14.6.12

Ferreira Gullar: "Uma aranha"




Uma aranha

ela surgiu não sei de onde
     quando abri o Dicionário de Filosofia
     de José Ferrater Mora
     no verbete Descartes, René;) mi-
núscula
     com suas muitas perninhas
     quase invisíveis
cruzou a página 1305 como se flutuasse
     (uma esfera de ar
     viva)
e foi postar-se no alto
no limite entre o texto e a margem branca
enquanto eu
                   fascinado
                   indagava:

como pode residir
                   insuspeitado
nestas encardidas páginas
– em minha casa, afinal de contas –
um tal ser
               mínimo mas vivo
               consciente de si
                                        (e como eu
                                        parte do século XXI)
e que agora parece observar-me
              tão espantado quanto estou
              com este nosso inesperado encontro?

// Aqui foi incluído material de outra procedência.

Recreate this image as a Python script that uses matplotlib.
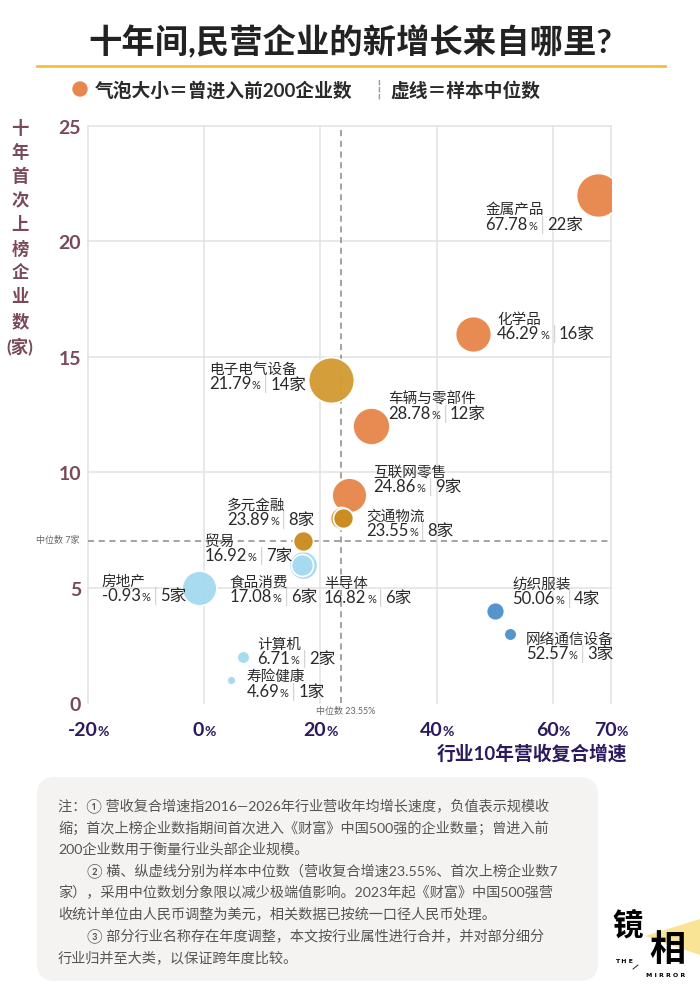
"""Bubble chart: where the new growth of private companies came from over ten years."""

import matplotlib.pyplot as plt
from matplotlib.offsetbox import AnnotationBbox, HPacker, TextArea, VPacker
from matplotlib.patches import Circle, FancyBboxPatch, Polygon

plt.rcParams["font.family"] = ["Lato", "Noto Sans CJK SC", "DejaVu Sans"]

W, H = 700, 1004

# --- data -------------------------------------------------------------------
industries = ["金属产品", "化学品", "车辆与零部件", "电子电气设备", "互联网零售",
              "交通物流", "多元金融", "贸易", "食品消费", "半导体", "房地产",
              "计算机", "寿险健康", "纺织服装", "网络通信设备"]
growth = [67.78, 46.29, 28.78, 21.79, 24.86, 23.55, 23.89, 16.92, 17.08,
          16.82, -0.93, 6.71, 4.69, 50.06, 52.57]
new_firms = [22, 16, 12, 14, 9, 8, 8, 7, 6, 6, 5, 2, 1, 4, 3]
top200 = [24, 16, 17, 26, 15, 6, 5, 5, 10, 6, 15, 2, 1, 4, 2]

median_growth = 23.55
median_firms = 7
x_ticks = [-20, 0, 20, 40, 60, 70]
y_ticks = [0, 5, 10, 15, 20, 25]

notes = [
    (58, "注：① 营收复合增速指2016—2026年行业营收年均增长速度，负值表示规模收"),
    (58, "缩；首次上榜企业数指期间首次进入《财富》中国500强的企业数量；曾进入前"),
    (58, "200企业数用于衡量行业头部企业规模。"),
    (87, "② 横、纵虚线分别为样本中位数（营收复合增速23.55%、首次上榜企业数7"),
    (58, "家），采用中位数划分象限以减少极端值影响。2023年起《财富》中国500强营"),
    (58, "收统计单位由人民币调整为美元，相关数据已按统一口径人民币处理。"),
    (87, "③ 部分行业名称存在年度调整，本文按行业属性进行合并，并对部分细分"),
    (58, "行业归并至大类，以保证跨年度比较。"),
]

# --- styles -------------------------------------------------------------------
ORANGE = "#E8874D"
GOLD = "#D39B33"
DGOLD = "#CB8D22"
LBLUE = "#A6DAF0"
BLUE = "#4F91CC"
TEXT = "#2a2a2a"
MAROON = "#7A4A5C"
INDIGO = "#2C1A5E"

colors = [ORANGE, ORANGE, ORANGE, GOLD, ORANGE, DGOLD, DGOLD, DGOLD,
          LBLUE, LBLUE, LBLUE, LBLUE, LBLUE, BLUE, BLUE]
# label offset of the name line (px from bubble centre: right, down)
label_offsets = [(-113, 16), (24, -13), (17, -26), (-122, -9), (25, -22),
                 (25, -1), (-116, -12), (-98, 1), (-74, 19), (22, 20),
                 (-97, -5), (14, -11), (15, -2), (17, -25), (16, 7)]


def px(v):
    return v * 72 / 100


def bubble_size(n):
    r = 4.5 * n ** 0.5
    return (2 * px(r)) ** 2


fig = plt.figure(figsize=(W / 100, H / 100), dpi=100)
bg = fig.add_axes([0, 0, 1, 1])
bg.set_xlim(0, W)
bg.set_ylim(H, 0)
bg.axis("off")

ax = fig.add_axes([88 / W, 1 - 704 / H, 523 / W, 577 / H])
ax.set_xlim(-20, 70)
ax.set_ylim(0, 25)
for s in ax.spines.values():
    s.set_visible(False)

for x in x_ticks:
    ax.plot([x, x], [0, 25], color="#e2e2e2", lw=1.1, zorder=0, clip_on=False)
for y in y_ticks[1:]:
    ax.plot([-20, 70], [y, y], color="#e2e2e2", lw=1.1, zorder=0, clip_on=False)

ax.axvline(median_growth, color="#8a8a8a", lw=1.1, dashes=(4, 3), zorder=1)
ax.axhline(median_firms, color="#8a8a8a", lw=1.1, dashes=(4, 3), zorder=1)

ax.set_xticks([])
ax.set_yticks(y_ticks)
ax.set_yticklabels([str(v) for v in y_ticks], fontsize=14, color=MAROON,
                   fontweight="bold")
ax.tick_params(axis="y", length=0, pad=5)

for x in x_ticks:
    lab = HPacker(children=[
        TextArea(f"{x}", textprops=dict(fontsize=14, color=INDIGO, fontweight="bold")),
        TextArea("%", textprops=dict(fontsize=10, color=INDIGO, fontweight="bold")),
    ], align="baseline", pad=0, sep=0)
    ax.add_artist(AnnotationBbox(lab, (x, 0), xycoords=("data", "axes fraction"),
                                 xybox=(0, px(-26)), boxcoords="offset points",
                                 box_alignment=(0.5, 0.5), frameon=False, pad=0))

# bubbles, biggest first so small ones stay visible
order = sorted(range(len(industries)), key=lambda i: -top200[i])
for i in order:
    ax.scatter(growth[i], new_firms[i], s=bubble_size(top200[i]), color=colors[i],
               edgecolor="white", linewidth=1.3, alpha=0.97, zorder=3)

for i, name in enumerate(industries):
    dx, dy = label_offsets[i]
    pct = HPacker(children=[
        TextArea(f"{growth[i]:.2f}", textprops=dict(fontsize=12, color=TEXT)),
        TextArea("%", textprops=dict(fontsize=8, color=TEXT)),
    ], align="baseline", pad=0, sep=0.5)
    line2 = HPacker(children=[
        pct,
        TextArea("|", textprops=dict(fontsize=12, color="#bbbbbb",
                                     family="DejaVu Sans", fontweight="light")),
        TextArea(f"{new_firms[i]}家", textprops=dict(fontsize=12, color=TEXT)),
    ], align="baseline", pad=0, sep=1.5)
    box = VPacker(children=[
        TextArea(name, textprops=dict(fontsize=10.5, color=TEXT, fontweight="medium")),
        line2,
    ], align="left", pad=0, sep=-1)
    ax.add_artist(AnnotationBbox(box, (growth[i], new_firms[i]), xycoords="data",
                                 xybox=(px(dx), -px(dy - 9)), boxcoords="offset points",
                                 box_alignment=(0, 1), frameon=False, pad=0, zorder=5))

# median captions
bg.text(80, 540, "中位数 7家", fontsize=6.5, color="#666666", ha="right", va="center")
bg.text(346, 712, "中位数 23.55%", fontsize=6.5, color="#666666", ha="center", va="center")


def quadrant_label(x, y, head, tail, color, bar_color):
    lab = HPacker(children=[
        TextArea(head, textprops=dict(fontsize=13, color=color, fontweight="bold")),
        TextArea("|", textprops=dict(fontsize=13, color=bar_color, family="DejaVu Sans")),
        TextArea(tail, textprops=dict(fontsize=13, color=color, fontweight="bold")),
    ], align="center", pad=0, sep=6)
    bg.add_artist(AnnotationBbox(lab, (x, y), xycoords="data", box_alignment=(0, 0.5),
                                 frameon=False, pad=0))


quadrant_label(389, 276, "右上", "扩张快 · 新巨头多", "#E5844A", "#F2C3A3")
quadrant_label(95, 624, "左下", "低增长 · 新巨头少", "#CF8E22", "#E9CB93")

# axis titles
for k, ch in enumerate(["十", "年", "首", "次", "上", "榜", "企", "业", "数", "(家)"]):
    bg.text(20, 128 + k * 24.2, ch, fontsize=12.5, color=MAROON, fontweight="bold",
            ha="center", va="center")
bg.text(532, 753, "行业10年营收复合增速", fontsize=13.5, color=INDIGO, fontweight="bold",
        ha="center", va="center")

# header
bg.text(350, 42, "十年间,民营企业的新增长来自哪里?", fontsize=24, color="#222222",
        fontweight="bold", ha="center", va="center")
bg.plot([37, 665], [67, 67], color="#F2BE3C", lw=2)
bg.add_patch(Circle((80, 90), 7, color=ORANGE))
bg.text(95, 90, "气泡大小＝曾进入前200企业数", fontsize=13.5, color=TEXT,
        fontweight="bold", ha="left", va="center")
bg.text(379, 90, "┆", fontsize=13, color="#999999", ha="center", va="center",
        family="DejaVu Sans")
bg.text(390, 90, "虚线＝样本中位数", fontsize=13.5, color=TEXT, fontweight="bold",
        ha="left", va="center")

# note box
bg.add_patch(FancyBboxPatch((55, 796), 525, 168, boxstyle="round,pad=18",
                            facecolor="#F4F3F1", edgecolor="none"))
for k, (x0, line) in enumerate(notes):
    bg.text(x0, 806 + k * 21.6, line, fontsize=10.2, color="#555555",
            ha="left", va="center")

# logo
bg.add_patch(Polygon([(645, 937), (700, 920), (700, 956)], closed=True,
                     facecolor="#F8DC7A", edgecolor="none", alpha=0.8))
bg.text(628, 925, "镜", fontsize=22, color="black", fontweight="heavy",
        ha="center", va="center")
bg.text(667, 950, "相", fontsize=26, color="black", fontweight="heavy",
        ha="center", va="center")
bg.text(624, 962, "T H E", fontsize=4.5, color="black", fontweight="bold",
        ha="center", va="center", family="DejaVu Sans")
bg.plot([633, 638], [970, 966], color="black", lw=0.6)
bg.text(666, 976, "M I R R O R", fontsize=4.5, color="black", fontweight="bold",
        ha="center", va="center", family="DejaVu Sans")

fig.savefig("out.png", dpi=100)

FERREIRA GULLAR. Em alguma parte alguma. Lisboa: Babel, 2010.

3 comentários:

ADRIANO NUNES disse...

Cicero,

Que poema lindo!



Abraço forte,
Adriano Nunes

Ricardo disse...

Caro Cícero, Gullar diz que o que move sua poesia é o espanto. Pois bem. No livro Em alguma parte alguma esse espanto é, de modo evidente, pelo cosmos e sua vastidão. Entretanto, Gullar se assombra também com miudezas, com uma aranha. "Uma aranha" que é, aliás, o melhor poema do livro. Curioso que os poemas em que ele evoca o universo não tenham a grandeza daquele, ou seja, é intrigante que ele se espante mais com uma aranha do que com uma galáxia. Um abraço!!

Antonio Cicero disse...

Caro Ricardo,

Ocorre que o espantoso ou admirável não se encontra apenas na imensidão, na vastidão do universo. É consensual que o cosmos seja espantoso. Por isso, o espantar-se com o cosmos tornou-se convencional. Ninguém se espanta com o fato de que alguém se espante com o cosmos. Mas o espantoso ou admirável pode encontrar-se onde menos se espera: e é tanto mais espantoso por isso mesmo.